Di lain sisi, Prabu Maharaja justru ingin pernikahan besar karena kedudukan yang sama antara raja dengan putri raja. Akhirnya, perbedaan pendapat menyebabkan terjadinya pertempuran di Bubat. Sungguh Naas, Prabu Maharaja terbunuh dan Dyah Pitaloka memilih mengakhiri hidupnya.
Perang Bubat menjadi peristiwa bersejarah yang menunjukan sisi gelap rusaknya hubungan diplomasi antara Kerajaan Majapahit dengan Kerajaan Sunda.
2. Mitos Larangan Pernikahan Sunda-Jawa
Mitos menjadi bagian dari sistem pengetahuan dan kepercayaan sosial yang tumbuh dari imajinasi yang terus berkembang. Sejarah Perang bubat membentuk stereotip etnis Jawa dan Sunda bagi sebagian masyarakat.
3. Bukti Historis Perang Bubat dalam Larangan Pernikahan Sunda-Jawa
Peristiwa perang bubat bersumber dari historiografi serta babad Kidung Sunda, Serat Pararaton, dan Carita Parahyangan. Sedangkan, larangan menikah antara orang Sunda dengan orang Jawa, menurut sejarawan hanya mitos belaka karena tidak memiliki landasan ilmiah.
• Kidung Sunda
Manuskrip Kuno Kidung Sunda adalah salah satu sumber pustaka tentang peristiwa perang bubat yang melukai hubungan kerajaan besar di Jawa Timur, Majapahit dan Jawa Barat, Pajajaran. Bercerita tentang Raja Hayam Wuruk dari Majapahit yang menghendaki permaisuri putri raja Kerajaan Pajajaran. Namun, strategi Patih Gajah Mada menyebabkan peperangan yang membuat Prabu Maharaja meninggal dan sang putri, Dyah Pitaloka mengakhiri hidupnya.
• Serat Pararaton
Serat Pararaton memuat sejarah raja-raja Jawa sejak zaman Ken Arok, Singasari. Patih Gajah Mada menempatkan pengantin putri sebagai persembahan kepada raja Majapahit dalam perkawinan.

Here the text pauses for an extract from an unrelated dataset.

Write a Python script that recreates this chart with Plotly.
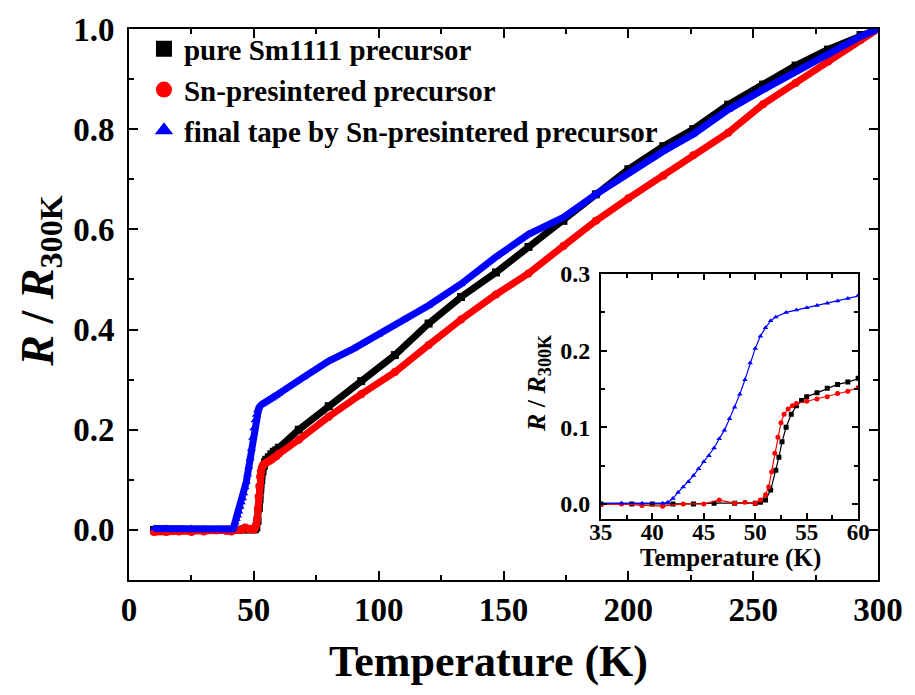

Persembahan seolah olah memberi makna Pajajaran adalah wilayah kekuasaan Majapahit. Hal tersebut tidak dikehendaki oleh Prabu Maharaja, sehingga terjadilah perang bubat.
Salah satu dampak perang bubat yakni keluarga atau kerabat keraton Kerajaan Sunda dilarang menikah dengan keluarga atau kerabat keraton Majapahit (Jawa). Keputusan ini kemudian diikuti oleh masyarakat kedua kerajaan dan menjadi mitos hingga saat ini.
• Carita Parahyangan
Disini perang bubat dikisahkan sebagai musibah, akibat kehendak putri Dyah Pitaloka yang ingin menikah dengan raja Jawa.
4. Upaya pemerintah hapus Mitos Larangan Pernikahan Sunda-Jawa
Mitos permusuhan dan larangan pernikahan pasangan Sunda-Jawa turut diketahui para pejabat publik. Misalnya, Gubernur DIY, Sri Sultan Hamengku Buwono X, Walikota Bandung Ridwan Kamil, dan Gubernur Jawa Barat Ahmad Heryawan.
Untuk menumpas mitos yang beredar, para pejabat mengintegrasikan wilayah dengan nama kerajaan dan tokoh yang berpengaruh pada masanya. Strategi ini dapat dilihat dari penggunaan nama Jalan Pajajaran dan Jalan Siliwangi di Yogyakarta serta Jalan Mataram dan Jalan Hayam Wuruk di Bandung. Nama jalan tadi berfungsi sebagai lambang integrasi wilayah, masyarakat, dan budaya.
5. Perbedaan Prosesi Pernikahan Sunda dan Jawa
• Prosesi Pernikahan Sunda
1. Mapag penganten
2. Ngabageakeun
3. Meuleum harupat
4. Muka panto
5. Nincak endog
6. Huap lingkup
7. Pabetot bakakak
8. Leupaskeun japati
9. Saweran
• Prosesi Pernikahan Suku Jawa
1.Balangan gantal
2. Ngidak tagan
3. Sinduran
4. Bobot timbang
5.Minum rujak degan
6. Kacar kucur
7. Dulangan
8. Sungkeman
Prosesi pernikahan yang paling mirip antara Suku Sunda dan Jawa adalah nincak endog atau di suku Jawa disebut ngidak tagan. Prosesi ini merupakan ritual loncatan telur dengan filosofi simbol pengabdian istri kepada suaminya sejak menikah.